Synthetic Diamonds and Simulants

Synthetics

The jewelry industry uses special terms for manufactured and look-alike gemstones: synthetic and simulant. The differences between them are subtle, but very important.

Synthetic refers to a manmade material with the same chemical composition, crystal structure, and optical and physical properties as the natural gem material. Synthetic diamonds contain carbon atoms and they are arranged the same way as in naturally occuring diamonds.

Synthetic industrial diamonds, which are used as abrasives and in cutting tools, have been manufactured since the mid-1950s. Gem-quality synthetic diamonds have been commercially produced in limited quantities since the mind-1990s.

Simulants

Materials that simply look like natural gems are called simulants or imitations, "substitute" is an older term for the same thing. The materials can be either natural or manmade.

A number of materials have been used as diamond simulants. Some of the more common ones are glass, zircon, and colorless synthetic spinel. YAG (Yttrium Aluminum Garnet) and GGG (Gadolinium Gallium Garnet) are sometimes used and were both developed in the late 1960s.

Today, those simulants have been almost entirely replaced by CZ-synthetic cubic zirconia.

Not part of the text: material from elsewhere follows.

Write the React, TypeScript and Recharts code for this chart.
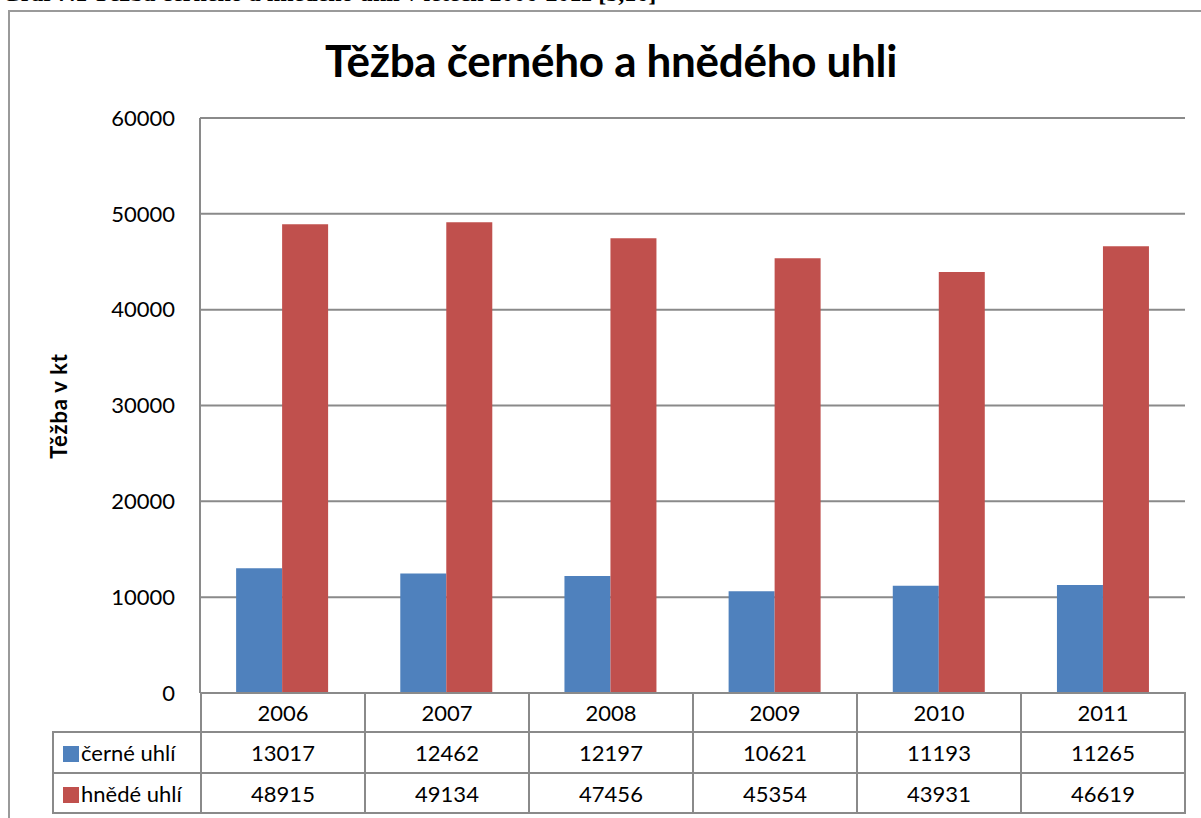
import React from 'react'
import { BarChart, Bar, XAxis, YAxis, CartesianGrid } from 'recharts'

const years = ['2006', '2007', '2008', '2009', '2010', '2011']
const cerneUhli = [13017, 12462, 12197, 10621, 11193, 11265]
const hnedeUhli = [48915, 49134, 47456, 45354, 43931, 46619]
const yTicks = [0, 10000, 20000, 30000, 40000, 50000, 60000]

const seriesNames = ['černé uhlí', 'hnědé uhlí']
const colors = ['#4F81BD', '#C0504D']

const data = years.map((y, i) => ({ year: y, cerne: cerneUhli[i], hnede: hnedeUhli[i] }))

const W = 1201
const H = 818
const plotLeft = 200
const plotRight = 1185
const plotTop = 118
const plotBottom = 693
const gridColor = '#8a8a8a'
const font = 'Lato, "Open Sans", sans-serif'

export default function App() {
  const cell: React.CSSProperties = {
    border: `2px solid ${gridColor}`,
    textAlign: 'center',
    padding: 0,
    fontSize: 22,
    color: '#000',
  }
  const rows = [cerneUhli, hnedeUhli]

  return (
    <div style={{ position: 'absolute', left: 0, top: 0, width: W, height: H, overflow: 'hidden', background: '#fff', fontFamily: font }}>
      {/* caption above the chart, cut off by the page edge */}
      <div style={{ position: 'absolute', left: 2, top: -20, fontFamily: '"Liberation Serif", serif', fontWeight: 'bold', fontSize: 24, whiteSpace: 'nowrap', color: '#000' }}>
        Graf 7.1 Těžba černého a hnědého uhlí v letech 2006-2011 [5,16]
      </div>

      {/* chart frame */}
      <div style={{ position: 'absolute', left: 8, top: 10, width: 1220, height: 840, border: '2px solid #9a9a9a', boxSizing: 'border-box' }} />

      <div style={{ position: 'absolute', left: 611, top: 60, transform: 'translate(-50%, -50%)', fontSize: 44, fontWeight: 'bold', whiteSpace: 'nowrap', color: '#000', letterSpacing: -0.3 }}>
        Těžba černého a hnědého uhli
      </div>

      <div style={{ position: 'absolute', left: 58, top: 406, transform: 'translate(-50%, -50%) rotate(-90deg)', fontSize: 22, fontWeight: 'bold', whiteSpace: 'nowrap', color: '#000', letterSpacing: 0.8 }}>
        Těžba v kt
      </div>

      <div style={{ position: 'absolute', left: 0, top: 0 }}>
        <BarChart
          width={W}
          height={H}
          data={data}
          margin={{ top: plotTop, right: W - plotRight, bottom: H - plotBottom, left: 0 }}
          barCategoryGap="22%"
          barGap={0}
        >
          <CartesianGrid vertical={false} stroke={gridColor} strokeWidth={2} />
          <XAxis dataKey="year" hide />
          <YAxis
            width={plotLeft}
            domain={[0, 60000]}
            ticks={yTicks}
            interval={0}
            tickLine={false}
            tickSize={0}
            tickMargin={25}
            axisLine={{ stroke: gridColor, strokeWidth: 2 }}
            tick={{ fill: '#000', fontSize: 22, fontFamily: font }}
          />
          <Bar dataKey="cerne" name={seriesNames[0]} fill={colors[0]} isAnimationActive={false} />
          <Bar dataKey="hnede" name={seriesNames[1]} fill={colors[1]} isAnimationActive={false} />
        </BarChart>
      </div>

      {/* data table under the plot */}
      <table style={{ position: 'absolute', left: 52, top: plotBottom - 1, width: plotRight - 52 + 1, borderCollapse: 'collapse', tableLayout: 'fixed', fontFamily: font }}>
        <colgroup>
          <col style={{ width: plotLeft - 52 }} />
          {years.map(y => <col key={y} />)}
        </colgroup>
        <tbody>
          <tr style={{ height: 39 }}>
            <td style={{ border: 'none' }} />
            {years.map(y => <td key={y} style={cell}>{y}</td>)}
          </tr>
          {rows.map((r, ri) => (
            <tr key={ri} style={{ height: ri === 0 ? 41 : 40 }}>
              <td style={{ ...cell, textAlign: 'left', paddingLeft: 9, whiteSpace: 'nowrap' }}>
                <span style={{ display: 'inline-block', width: 16, height: 16, background: colors[ri], marginRight: 2, verticalAlign: -1 }} />
                {seriesNames[ri]}
              </td>
              {r.map((v, i) => <td key={i} style={cell}>{v}</td>)}
            </tr>
          ))}
        </tbody>
      </table>
    </div>
  )
}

It has "synthetic" in its name because cubic zirconia actually exists in nature, but in crystals too small for use in jewelry.

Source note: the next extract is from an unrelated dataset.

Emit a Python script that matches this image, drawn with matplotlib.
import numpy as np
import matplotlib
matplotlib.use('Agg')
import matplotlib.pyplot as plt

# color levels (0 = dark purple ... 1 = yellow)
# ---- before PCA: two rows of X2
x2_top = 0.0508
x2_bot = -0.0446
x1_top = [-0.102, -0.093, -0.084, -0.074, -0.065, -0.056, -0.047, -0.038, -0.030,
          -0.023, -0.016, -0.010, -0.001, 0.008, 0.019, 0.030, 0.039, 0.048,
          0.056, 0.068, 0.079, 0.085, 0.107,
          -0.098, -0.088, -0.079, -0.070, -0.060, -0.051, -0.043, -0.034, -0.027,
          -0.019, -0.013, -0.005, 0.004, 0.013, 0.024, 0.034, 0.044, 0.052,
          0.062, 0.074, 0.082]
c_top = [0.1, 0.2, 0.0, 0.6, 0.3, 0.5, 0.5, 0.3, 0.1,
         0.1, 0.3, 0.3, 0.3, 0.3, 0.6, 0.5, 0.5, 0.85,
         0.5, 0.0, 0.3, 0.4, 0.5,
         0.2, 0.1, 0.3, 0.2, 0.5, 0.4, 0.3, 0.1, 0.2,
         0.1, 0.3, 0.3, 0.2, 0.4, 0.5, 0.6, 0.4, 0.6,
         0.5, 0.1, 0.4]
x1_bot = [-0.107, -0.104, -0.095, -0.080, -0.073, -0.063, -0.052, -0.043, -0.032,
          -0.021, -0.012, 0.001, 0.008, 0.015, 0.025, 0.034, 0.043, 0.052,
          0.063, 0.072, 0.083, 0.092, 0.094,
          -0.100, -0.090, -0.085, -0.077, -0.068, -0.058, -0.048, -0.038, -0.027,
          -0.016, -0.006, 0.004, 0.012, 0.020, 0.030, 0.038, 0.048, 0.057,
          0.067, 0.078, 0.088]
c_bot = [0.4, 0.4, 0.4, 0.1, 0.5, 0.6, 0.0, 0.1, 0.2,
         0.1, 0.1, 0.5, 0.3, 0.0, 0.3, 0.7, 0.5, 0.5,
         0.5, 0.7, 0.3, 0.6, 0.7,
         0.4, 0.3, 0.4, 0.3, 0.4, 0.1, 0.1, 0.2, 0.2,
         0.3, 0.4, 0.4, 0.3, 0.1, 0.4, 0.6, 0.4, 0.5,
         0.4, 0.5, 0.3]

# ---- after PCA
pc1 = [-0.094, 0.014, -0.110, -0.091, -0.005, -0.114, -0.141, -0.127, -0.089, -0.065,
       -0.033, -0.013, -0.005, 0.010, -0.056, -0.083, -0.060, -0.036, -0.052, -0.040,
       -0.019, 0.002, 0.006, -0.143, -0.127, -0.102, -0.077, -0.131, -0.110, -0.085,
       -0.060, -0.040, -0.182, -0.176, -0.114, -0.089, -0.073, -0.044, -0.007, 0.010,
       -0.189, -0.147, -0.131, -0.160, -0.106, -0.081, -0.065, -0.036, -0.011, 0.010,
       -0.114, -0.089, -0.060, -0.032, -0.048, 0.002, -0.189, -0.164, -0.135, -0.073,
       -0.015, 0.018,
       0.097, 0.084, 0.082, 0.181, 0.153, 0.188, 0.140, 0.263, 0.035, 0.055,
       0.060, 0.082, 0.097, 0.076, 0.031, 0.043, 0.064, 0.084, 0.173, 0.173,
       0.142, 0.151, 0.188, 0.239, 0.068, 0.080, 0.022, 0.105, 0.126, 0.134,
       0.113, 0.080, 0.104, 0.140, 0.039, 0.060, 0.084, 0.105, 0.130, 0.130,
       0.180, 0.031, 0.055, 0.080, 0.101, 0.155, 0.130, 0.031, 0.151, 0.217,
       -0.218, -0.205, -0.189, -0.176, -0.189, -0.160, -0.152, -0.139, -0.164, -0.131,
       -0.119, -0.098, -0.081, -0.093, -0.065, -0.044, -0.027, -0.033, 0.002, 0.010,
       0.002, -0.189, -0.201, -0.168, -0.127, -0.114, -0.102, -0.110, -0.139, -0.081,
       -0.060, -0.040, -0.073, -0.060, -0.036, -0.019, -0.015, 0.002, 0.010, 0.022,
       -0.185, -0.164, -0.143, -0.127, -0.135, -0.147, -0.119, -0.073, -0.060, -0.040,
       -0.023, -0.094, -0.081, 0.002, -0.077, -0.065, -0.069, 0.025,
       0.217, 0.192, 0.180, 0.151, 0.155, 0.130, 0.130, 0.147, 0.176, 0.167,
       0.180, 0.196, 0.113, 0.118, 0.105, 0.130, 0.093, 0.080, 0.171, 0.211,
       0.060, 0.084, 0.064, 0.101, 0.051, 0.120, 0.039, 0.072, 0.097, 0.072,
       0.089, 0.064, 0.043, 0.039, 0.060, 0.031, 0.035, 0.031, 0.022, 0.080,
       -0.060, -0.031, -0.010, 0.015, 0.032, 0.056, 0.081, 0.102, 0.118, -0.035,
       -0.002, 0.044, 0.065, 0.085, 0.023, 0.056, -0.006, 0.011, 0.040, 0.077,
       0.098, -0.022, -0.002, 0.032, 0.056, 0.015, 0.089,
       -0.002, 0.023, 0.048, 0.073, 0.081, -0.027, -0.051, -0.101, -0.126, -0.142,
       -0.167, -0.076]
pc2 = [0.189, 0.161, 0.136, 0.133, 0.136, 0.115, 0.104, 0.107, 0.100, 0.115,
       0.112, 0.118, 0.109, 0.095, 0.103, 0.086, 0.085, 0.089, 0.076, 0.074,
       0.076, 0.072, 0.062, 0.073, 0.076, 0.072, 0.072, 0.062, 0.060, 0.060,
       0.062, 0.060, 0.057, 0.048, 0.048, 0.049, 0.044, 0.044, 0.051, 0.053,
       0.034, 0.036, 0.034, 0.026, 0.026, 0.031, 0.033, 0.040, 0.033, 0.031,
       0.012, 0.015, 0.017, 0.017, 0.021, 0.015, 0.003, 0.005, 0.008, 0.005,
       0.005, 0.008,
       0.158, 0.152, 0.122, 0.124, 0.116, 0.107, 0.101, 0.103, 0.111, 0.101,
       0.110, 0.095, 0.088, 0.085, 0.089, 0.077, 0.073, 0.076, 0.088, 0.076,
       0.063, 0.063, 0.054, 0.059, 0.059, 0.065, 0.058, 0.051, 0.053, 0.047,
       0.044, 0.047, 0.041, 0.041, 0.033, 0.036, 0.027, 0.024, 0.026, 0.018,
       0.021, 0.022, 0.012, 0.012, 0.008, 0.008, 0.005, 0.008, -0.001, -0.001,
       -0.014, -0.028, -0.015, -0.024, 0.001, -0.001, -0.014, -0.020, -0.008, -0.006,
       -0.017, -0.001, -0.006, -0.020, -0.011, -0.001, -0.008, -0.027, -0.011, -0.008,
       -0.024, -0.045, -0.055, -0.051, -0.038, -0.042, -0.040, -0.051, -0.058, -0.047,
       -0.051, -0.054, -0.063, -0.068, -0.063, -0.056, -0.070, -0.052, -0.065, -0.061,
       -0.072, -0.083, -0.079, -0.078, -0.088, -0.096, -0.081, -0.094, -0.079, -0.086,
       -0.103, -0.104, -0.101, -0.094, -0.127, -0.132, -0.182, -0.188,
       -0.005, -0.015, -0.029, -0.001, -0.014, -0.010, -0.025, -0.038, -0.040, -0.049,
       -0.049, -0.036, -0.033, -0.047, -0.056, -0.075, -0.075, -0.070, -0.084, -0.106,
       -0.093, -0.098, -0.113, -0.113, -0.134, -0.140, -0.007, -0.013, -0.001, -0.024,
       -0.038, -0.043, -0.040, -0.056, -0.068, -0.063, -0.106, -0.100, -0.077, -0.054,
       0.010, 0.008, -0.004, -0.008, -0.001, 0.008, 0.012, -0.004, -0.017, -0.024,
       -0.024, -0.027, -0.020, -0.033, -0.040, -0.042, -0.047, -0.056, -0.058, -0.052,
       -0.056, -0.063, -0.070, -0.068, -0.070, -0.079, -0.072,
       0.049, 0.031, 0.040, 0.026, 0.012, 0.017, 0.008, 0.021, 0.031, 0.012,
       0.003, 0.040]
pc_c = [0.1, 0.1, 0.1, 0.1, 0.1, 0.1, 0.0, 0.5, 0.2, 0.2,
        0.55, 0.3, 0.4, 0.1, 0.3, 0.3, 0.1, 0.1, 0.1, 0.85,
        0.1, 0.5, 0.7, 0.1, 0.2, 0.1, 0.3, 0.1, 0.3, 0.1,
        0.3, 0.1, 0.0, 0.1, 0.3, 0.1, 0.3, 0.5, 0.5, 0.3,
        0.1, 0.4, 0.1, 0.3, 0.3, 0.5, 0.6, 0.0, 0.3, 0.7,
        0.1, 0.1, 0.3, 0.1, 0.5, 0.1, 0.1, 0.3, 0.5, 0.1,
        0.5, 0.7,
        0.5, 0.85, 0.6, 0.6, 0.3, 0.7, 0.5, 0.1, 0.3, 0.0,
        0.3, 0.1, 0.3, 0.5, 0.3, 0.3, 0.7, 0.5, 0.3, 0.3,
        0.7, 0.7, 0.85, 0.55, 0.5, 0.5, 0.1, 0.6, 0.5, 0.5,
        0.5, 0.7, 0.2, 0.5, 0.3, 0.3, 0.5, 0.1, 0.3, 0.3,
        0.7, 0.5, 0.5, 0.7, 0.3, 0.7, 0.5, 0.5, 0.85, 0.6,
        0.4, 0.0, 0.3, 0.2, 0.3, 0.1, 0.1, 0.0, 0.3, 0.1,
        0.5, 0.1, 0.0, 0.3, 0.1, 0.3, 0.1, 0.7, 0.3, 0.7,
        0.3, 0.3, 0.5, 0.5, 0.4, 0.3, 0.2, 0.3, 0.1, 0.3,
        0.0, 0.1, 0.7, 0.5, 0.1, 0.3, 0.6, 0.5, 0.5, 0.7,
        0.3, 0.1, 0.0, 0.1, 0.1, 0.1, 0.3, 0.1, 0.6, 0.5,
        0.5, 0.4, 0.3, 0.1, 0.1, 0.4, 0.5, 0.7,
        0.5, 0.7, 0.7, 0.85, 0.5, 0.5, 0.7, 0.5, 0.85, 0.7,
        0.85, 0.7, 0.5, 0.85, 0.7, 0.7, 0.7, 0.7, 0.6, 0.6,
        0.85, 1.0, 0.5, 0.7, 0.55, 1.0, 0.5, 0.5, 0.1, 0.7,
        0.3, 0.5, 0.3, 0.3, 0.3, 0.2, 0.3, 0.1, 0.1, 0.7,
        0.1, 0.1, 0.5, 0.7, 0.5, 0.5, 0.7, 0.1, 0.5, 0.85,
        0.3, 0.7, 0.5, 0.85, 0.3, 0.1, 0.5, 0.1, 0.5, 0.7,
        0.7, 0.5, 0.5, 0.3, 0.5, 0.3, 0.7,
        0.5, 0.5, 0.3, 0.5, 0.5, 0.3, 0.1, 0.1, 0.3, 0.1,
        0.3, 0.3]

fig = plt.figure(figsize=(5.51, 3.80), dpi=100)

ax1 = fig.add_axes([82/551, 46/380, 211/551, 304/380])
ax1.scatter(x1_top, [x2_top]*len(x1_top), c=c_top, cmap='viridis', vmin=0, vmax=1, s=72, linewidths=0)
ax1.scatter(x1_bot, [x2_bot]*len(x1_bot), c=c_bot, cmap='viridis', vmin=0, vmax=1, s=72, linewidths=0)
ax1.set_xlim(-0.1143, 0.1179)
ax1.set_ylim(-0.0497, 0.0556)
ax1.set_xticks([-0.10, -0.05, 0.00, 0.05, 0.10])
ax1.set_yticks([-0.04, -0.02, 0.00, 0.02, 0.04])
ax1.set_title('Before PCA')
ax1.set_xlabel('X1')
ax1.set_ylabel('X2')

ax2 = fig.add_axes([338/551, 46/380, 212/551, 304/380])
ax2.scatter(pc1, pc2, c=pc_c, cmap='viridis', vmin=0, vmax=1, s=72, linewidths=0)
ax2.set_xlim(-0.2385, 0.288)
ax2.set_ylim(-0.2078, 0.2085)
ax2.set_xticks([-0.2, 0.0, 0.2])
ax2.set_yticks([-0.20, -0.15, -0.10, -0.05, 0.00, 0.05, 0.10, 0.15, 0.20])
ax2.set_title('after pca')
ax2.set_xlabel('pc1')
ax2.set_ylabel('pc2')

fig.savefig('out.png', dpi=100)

Synthetic moissanite, introduced in the late 1990s, is another modern diamond simulant.

Manmade Diamonds are rapidly becoming more popular as their manufacturing processes are being refined.

Summary: 

Making Synthetic Diamonds

There are currently two methods of synthesizing diamonds.

High pressure - high temperature (HPHT) methods subject graphite to conditions similar to those under which natural diamonds are formed in the Earth’s mantle. Most large, gem quality synthetic diamonds are grown using variants of this method. The most successful involves growing the diamonds in a ‘flux’ of molten metal alloy.

There are also vapour deposition methods which operate at lower temperatures and pressures, and are usually used to produce thin films for industrial applications.

Researchers at the Carnegie Institution's Geophysical Laboratory have learned to produce 10-carat, half-inch thick single-crystal diamonds at rapid growth rates (100 micrometers per hour) using a chemical vapor deposition (CVD) process. This size is approximately five times that of commercially available diamonds produced by the standard high-pressure/high-temperature (HPHT) method and other CVD techniques. In addition, the team has made colorless single-crystal diamonds, transparent from the ultraviolet to infrared wavelengths with their CVD process.

"High-quality crystals over 3 carats are very difficult to produce using the conventional approach," commented Dr. Russell Hemley who leads the diamond effort at Carnegie. "Several groups have begun to grow diamond single crystals by CVD, but large, colorless, and flawless ones remain a challenge. Our fabrication of 10-carat, half-inch, CVD diamonds is a major breakthrough." The results were reported at the 10th International Conference on New Diamond Science and Technology, Tsukuba, Japan, on May 12, and will be reported at the Applied Diamond Congress in Argonne, Illinois, May 18.

Most HPHT synthetic diamond is yellow and most CVD diamond is brown, limiting their optical applications. Colorless diamonds are costly to produce and so far those reported are small. This situation limits general applications of these diamonds as gems, in optics, and in scientific research. Last year, the Carnegie researchers found that HPHT annealing enhances not only the optical properties of some CVD diamond, but also the hardness [1]. Using new techniques, the Carnegie scientists have now produced transparent diamond using a CVD method without HPHT annealing.

To further increase the size of the crystals, the Carnegie researchers grew gem-quality diamonds sequentially on the 6 faces of a substrate diamond plate with the CVD process. By this method, three-dimensional growth of colorless single-crystal diamond in the inch-range (~300 carat) is achievable.

The standard growth rate is 100 micrometers per hour for the Carnegie process, but growth rates in excess of 300 micrometers per hour have been reached, and 1 millimeter per hour may be possible. With the colorless diamond produced at ever higher growth rate and low cost, large blocks of diamond should be available for a variety of applications. "The diamond age is upon us," concluded Hemley.